11. The time-of-flight mass spectrometer according to claim 4 wherein:

an orthogonal accelerator section for initially accelerating ions is provided, the orthogonal accelerator section including a push-out electrode and the aforementioned grid-like electrode, the two electrodes being arranged so that ions pass through the grid-like electrode to be ejected from the orthogonal accelerator section into the flight space.

12. The time-of-flight mass spectrometer according to claim 4, wherein:

the grid-like electrode has a holding portion formed by an electrically conductive spacer member partitioning one of the openings of the grid-like electrode into sections along a longer dimension of the opening, the electrically conductive spacer member being sandwiched between adjacently located electrically conductive thin plates.

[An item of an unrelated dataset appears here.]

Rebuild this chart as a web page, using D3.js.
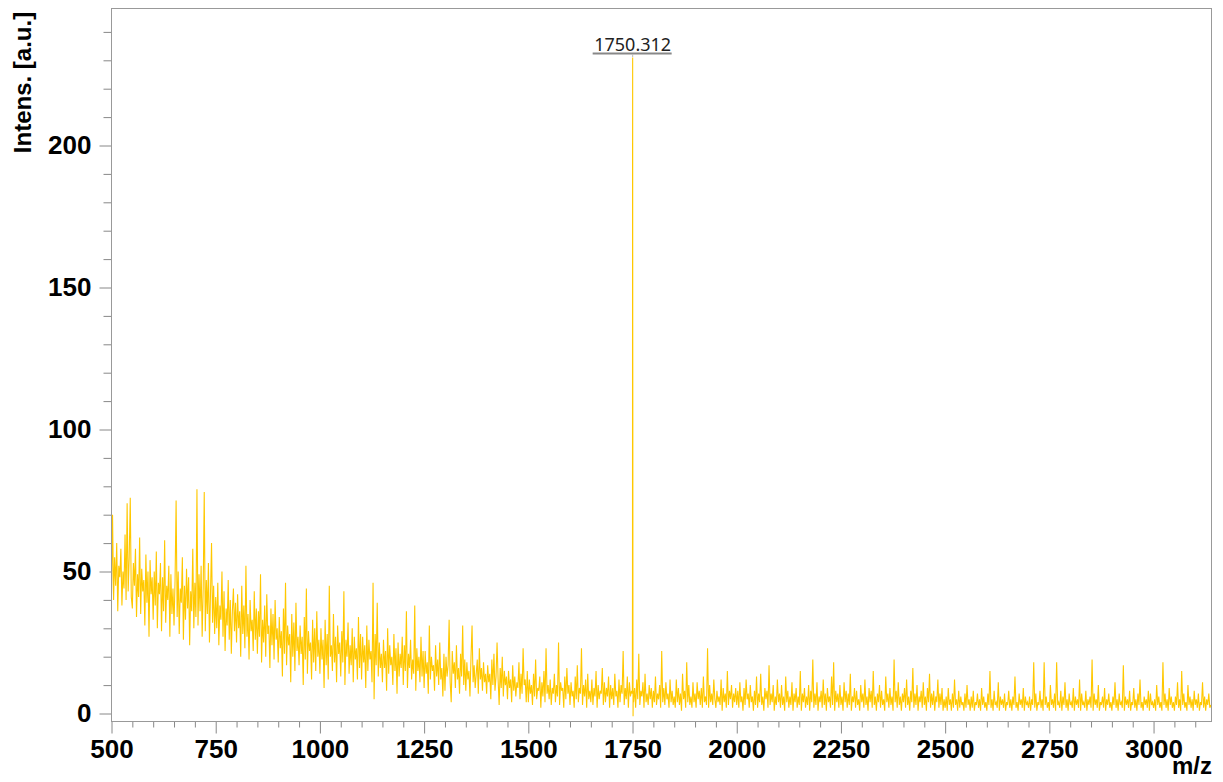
<!DOCTYPE html>
<html>
<head>
<meta charset="utf-8">
<script src="https://cdn.jsdelivr.net/npm/d3@7"></script>
<style>
body { margin: 0; background: #fff; }
.axis text { font-family: "Liberation Sans", Arial, sans-serif; font-weight: bold; font-size: 26px; fill: #000; }
.axis line { stroke: #888; }
</style>
</head>
<body>
<div id="spectrum"></div>
<script>
// intensities, one value every 2.5 m/z
var intens500 = [
    42, 70, 40, 55, 45, 60, 36, 52, 48, 58, 38, 50, 44, 63, 40, 74, 43, 55, 76, 41,
    37, 53, 45, 58, 34, 49, 41, 62, 35, 51, 43, 47, 31, 56, 39, 50, 27, 54, 42, 48,
    33, 50, 38, 57, 30, 46, 42, 53, 29, 48, 36, 61, 32, 45, 40, 52, 27, 49, 35, 44,
    31, 47, 75, 34, 50, 28, 44, 39, 55, 26, 45, 33, 51, 37, 48, 24, 43, 36, 58, 30,
    46, 34, 79, 31, 49, 36, 52, 27, 44, 78, 29, 47, 35, 53, 25, 42, 60, 32, 45, 28,
    41, 30, 46, 24, 38, 33, 50, 27, 43, 22, 37, 31, 47, 26, 40, 21, 36, 44, 29, 39,
    25, 42, 30, 36, 20, 45, 28, 38, 23, 52, 27, 35, 19, 40, 29, 33, 22, 43, 26, 37,
    21, 36, 27, 49, 18, 33, 25, 38, 20, 42, 28, 31, 16, 37, 24, 35, 19, 40, 26, 30,
    18, 34, 23, 29, 13, 37, 21, 46, 17, 31, 24, 28, 11, 35, 20, 32, 15, 39, 22, 27,
    17, 31, 21, 27, 10, 34, 19, 44, 14, 29, 22, 25, 12, 33, 18, 30, 15, 36, 20, 26
];
var intens1000 = [
    14, 30, 19, 26, 9, 33, 17, 28, 12, 45, 20, 24, 15, 35, 18, 27, 11, 31, 21, 25,
    13, 29, 18, 43, 10, 26, 20, 32, 14, 24, 17, 30, 11, 27, 19, 23, 12, 34, 16, 28,
    12, 27, 18, 24, 9, 31, 15, 26, 19, 22, 11, 46, 5, 28, 17, 39, 13, 25, 16, 21,
    11, 26, 16, 22, 8, 30, 14, 24, 17, 20, 10, 28, 15, 23, 7, 25, 13, 21, 16, 27,
    10, 24, 15, 36, 9, 21, 16, 26, 12, 19, 14, 38, 8, 23, 15, 20, 11, 27, 13, 22,
    9, 22, 14, 18, 7, 31, 12, 20, 15, 17, 8, 24, 13, 19, 10, 25, 12, 16, 6, 21,
    8, 20, 13, 17, 33, 11, 4, 22, 14, 18, 9, 24, 12, 16, 7, 21, 13, 31, 10, 19,
    8, 18, 12, 15, 6, 20, 31, 11, 17, 9, 14, 19, 7, 23, 12, 16, 8, 18, 11, 14,
    7, 17, 11, 14, 5, 19, 10, 21, 8, 13, 25, 12, 3, 16, 9, 20, 6, 15, 10, 13,
    5, 15, 9, 12, 4, 17, 8, 13, 6, 11, 9, 18, 5, 14, 7, 23, 10, 12, 4, 15
];
var intens1500 = [
    4, 12, 7, 10, 3, 14, 6, 19, 5, 9, 8, 13, 2, 11, 6, 15, 4, 23, 7, 10,
    5, 12, 3, 9, 7, 14, 4, 10, 6, 25, 3, 11, 8, 9, 2, 13, 5, 16, 7, 10,
    3, 11, 6, 8, 2, 13, 5, 17, 4, 9, 7, 23, 3, 10, 6, 12, 2, 14, 5, 8,
    4, 12, 3, 9, 6, 15, 2, 10, 5, 8, 7, 16, 3, 11, 4, 9, 6, 13, 2, 10,
    5, 9, 3, 14, 6, 8, 2, 12, 4, 10, 7, 22, 3, 9, 5, 13, 2, 11, 6, 8
];
// the peak itself, finer steps
var peakMz = [1749.6, 1749.9, 1750.1, 1750.312, 1750.5, 1750.7, 1751.0, 1751.3, 1751.7];
var peakInt = [7, 45, 197, 231, 137, 107, 28, -1, 8];
var intens1752 = [
    4, 9, 2, 12, 5, 21, 3, 8, 6, 11, 2, 14, 4, 7, 3, 10, 5, 9, 2,
    8, 4, 13, 3, 7, 5, 10, 2, 22, 4, 9, 3, 11, 5, 7, 2, 12, 4, 8, 3,
    6, 2, 12, 4, 9, 3, 7, 1, 14, 5, 8, 2, 18, 4, 10, 3, 6, 2, 11, 4,
    7, 2, 11, 5, 8, 3, 9, 2, 13, 4, 6, 3, 23, 2, 10, 4, 7, 3, 12, 5,
    2, 8, 4, 6, 3, 12, 1, 9, 4, 7, 2, 15, 3, 8, 5, 10, 2, 7, 4, 9
];
var intens2000 = [
    3, 8, 2, 11, 4, 6, 1, 9, 3, 12, 5, 7, 2, 10, 4, 6, 1, 8, 3, 13,
    2, 7, 4, 14, 3, 6, 1, 9, 5, 8, 2, 17, 3, 7, 4, 10, 1, 6, 3, 12,
    4, 7, 2, 10, 3, 6, 1, 13, 4, 8, 2, 6, 3, 11, 1, 7, 4, 9, 2, 6,
    3, 15, 1, 7, 4, 9, 2, 6, 3, 10, 1, 8, 4, 19, 2, 7, 3, 11, 1, 6,
    4, 8, 2, 12, 3, 7, 1, 9, 4, 6, 2, 13, 3, 18, 1, 8, 4, 7, 2, 10,
    3, 6, 1, 11, 4, 8, 2, 7, 3, 14, 1, 6, 4, 9, 2, 8, 3, 5, 1, 10,
    4, 7, 2, 12, 3, 6, 1, 9, 4, 8, 2, 15, 3, 6, 1, 7, 4, 10, 2, 8,
    3, 5, 1, 13, 4, 7, 2, 9, 3, 6, 1, 19, 4, 8, 2, 11, 3, 6, 1, 7,
    4, 9, 2, 12, 3, 6, 1, 8, 4, 16, 2, 7, 3, 10, 1, 6, 4, 8, 2, 11,
    3, 6, 1, 9, 4, 14, 2, 7, 3, 8, 1, 6, 4, 12, 2, 7, 3, 9, 1, 5
];
var intens2500 = [
    2, 6, 1, 9, 3, 5, 1, 7, 2, 12, 3, 5, 1, 8, 2, 6, 3, 4, 1, 7,
    2, 10, 3, 5, 1, 6, 2, 8, 1, 4, 3, 7, 2, 5, 1, 9, 3, 6, 2, 4,
    1, 7, 3, 15, 2, 5, 1, 8, 3, 4, 2, 11, 1, 6, 3, 5, 2, 7, 1, 4,
    3, 8, 2, 5, 1, 6, 3, 13, 2, 4, 1, 7, 3, 5, 2, 9, 1, 6, 3, 4,
    2, 6, 1, 5, 3, 18, 2, 7, 1, 4, 3, 8, 2, 5, 1, 18, 3, 6, 2, 4,
    1, 10, 3, 5, 2, 7, 1, 18, 3, 4, 2, 8, 1, 6, 3, 11, 2, 5, 1, 7,
    3, 4, 2, 9, 1, 6, 3, 5, 2, 12, 1, 7, 3, 4, 2, 8, 1, 5, 3, 6,
    2, 19, 1, 7, 3, 5, 2, 10, 1, 4, 3, 6, 2, 9, 1, 5, 3, 7, 2, 4,
    1, 6, 3, 11, 2, 5, 1, 7, 3, 4, 2, 17, 1, 6, 3, 5, 2, 8, 1, 4,
    3, 9, 2, 5, 1, 7, 3, 12, 2, 4, 1, 6, 3, 5, 2, 8, 1, 7, 3, 4,
    2, 5, 1, 10, 3, 6, 2, 4, 1, 18, 3, 7, 2, 5, 1, 9, 3, 6, 2, 4,
    1, 6, 3, 11, 2, 5, 1, 15, 3, 7, 2, 4, 1, 10, 3, 6, 2, 5, 1, 8,
    3, 5, 2, 7, 1, 4, 3, 11, 2, 6, 1, 5, 3, 7, 2, 3
];
var mzStep = 2.5;
var segments = [
    {start: 500, values: intens500},
    {start: 1000, values: intens1000},
    {start: 1500, values: intens1500},
    {start: 1752.5, values: intens1752},
    {start: 2000, values: intens2000},
    {start: 2500, values: intens2500}
];
var peakLabel = "1750.312";
var peakLabelMz = 1750.312;
var xMajor = [500, 750, 1000, 1250, 1500, 1750, 2000, 2250, 2500, 2750, 3000];
var yMajor = [0, 50, 100, 150, 200];

var width = 1223;
var height = 782;
var plotLeft = 111.5, plotRight = 1211.5, plotTop = 8.5, plotBottom = 721.5;

var data = [];
segments.forEach(function(s) {
    s.values.forEach(function(v, i) {
        data.push({mz: s.start + i * mzStep, y: v});
    });
});
peakMz.forEach(function(m, i) { data.push({mz: m, y: peakInt[i]}); });
data.sort(function(a, b) { return a.mz - b.mz; });

var svg = d3.select("#spectrum")
    .append("svg")
    .attr("width", width)
    .attr("height", height);

var xScale = d3.scaleLinear().domain([500, 3139]).range([plotLeft, plotRight]);
var yScale = d3.scaleLinear().domain([0, 200]).range([713.5, 145.5]);

svg.append("clipPath").attr("id", "plotClip")
    .append("rect")
    .attr("x", plotLeft).attr("y", plotTop)
    .attr("width", plotRight - plotLeft).attr("height", plotBottom - plotTop);

// minor ticks
var xMinor = d3.range(500, 3140, 50).filter(function(v) { return xMajor.indexOf(v) < 0; });
var yMinor = d3.range(0, 250, 10).filter(function(v) { return yMajor.indexOf(v) < 0; });

svg.append("g").attr("class", "axis")
    .attr("transform", "translate(0," + plotBottom + ")")
    .call(d3.axisBottom(xScale).tickValues(xMinor).tickSize(6).tickFormat(""))
    .select(".domain").remove();

svg.append("g").attr("class", "axis")
    .attr("transform", "translate(0," + plotBottom + ")")
    .call(d3.axisBottom(xScale).tickValues(xMajor).tickSize(12).tickPadding(6).tickFormat(d3.format("d")))
    .select(".domain").remove();

svg.append("g").attr("class", "axis")
    .attr("transform", "translate(" + plotLeft + ",0)")
    .call(d3.axisLeft(yScale).tickValues(yMinor).tickSize(8).tickFormat(""))
    .select(".domain").remove();

svg.append("g").attr("class", "axis")
    .attr("transform", "translate(" + plotLeft + ",0)")
    .call(d3.axisLeft(yScale).tickValues(yMajor).tickSize(12).tickPadding(8).tickFormat(d3.format("d")))
    .select(".domain").remove();

// spectrum
var line = d3.line()
    .x(function(d) { return xScale(d.mz); })
    .y(function(d) { return yScale(d.y); });

svg.append("path")
    .datum(data)
    .attr("clip-path", "url(#plotClip)")
    .attr("fill", "none")
    .attr("stroke", "#ffc800")
    .attr("stroke-width", 1.1)
    .attr("d", line);

// frame
svg.append("rect")
    .attr("x", plotLeft).attr("y", plotTop)
    .attr("width", plotRight - plotLeft).attr("height", plotBottom - plotTop)
    .attr("fill", "none")
    .attr("stroke", "#999");

// peak label
var px = xScale(peakLabelMz);
svg.append("text")
    .attr("x", px).attr("y", 50.5)
    .attr("text-anchor", "middle")
    .style("font-family", "'Noto Sans', sans-serif")
    .style("font-size", "18px")
    .style("fill", "#222")
    .text(peakLabel);
svg.append("line")
    .attr("x1", px - 40).attr("x2", px + 39)
    .attr("y1", 53.5).attr("y2", 53.5)
    .attr("stroke", "#888").attr("stroke-width", 2);
svg.append("line")
    .attr("x1", px).attr("x2", px)
    .attr("y1", 54).attr("y2", 57)
    .attr("stroke", "#bbb");

// axis titles
svg.append("text")
    .attr("transform", "translate(30.5,82.5) rotate(-90)")
    .attr("text-anchor", "middle")
    .style("font-family", "'Liberation Sans', Arial, sans-serif")
    .style("font-weight", "bold")
    .style("font-size", "24px")
    .text("Intens. [a.u.]");

svg.append("text")
    .attr("x", 1212).attr("y", 774)
    .attr("text-anchor", "end")
    .style("font-family", "'Liberation Sans', Arial, sans-serif")
    .style("font-weight", "bold")
    .style("font-size", "24px")
    .text("m/z");
</script>
</body>
</html>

13. The time-of-flight mass spectrometer according to claim 6, wherein:

the grid-like electrode has a holding portion formed by an electrically conductive spacer member partitioning one of the openings of the grid-like electrode into sections along a longer dimension of the opening, the electrically conductive spacer member being sandwiched between adjacently located electrically conductive thin plates.

14. The time-of-flight mass spectrometer according to claim 13, wherein:

the holding portion is formed so that a wall surface facing a space inside the opening coincides with the travelling direction of an ion packet passing through the opening.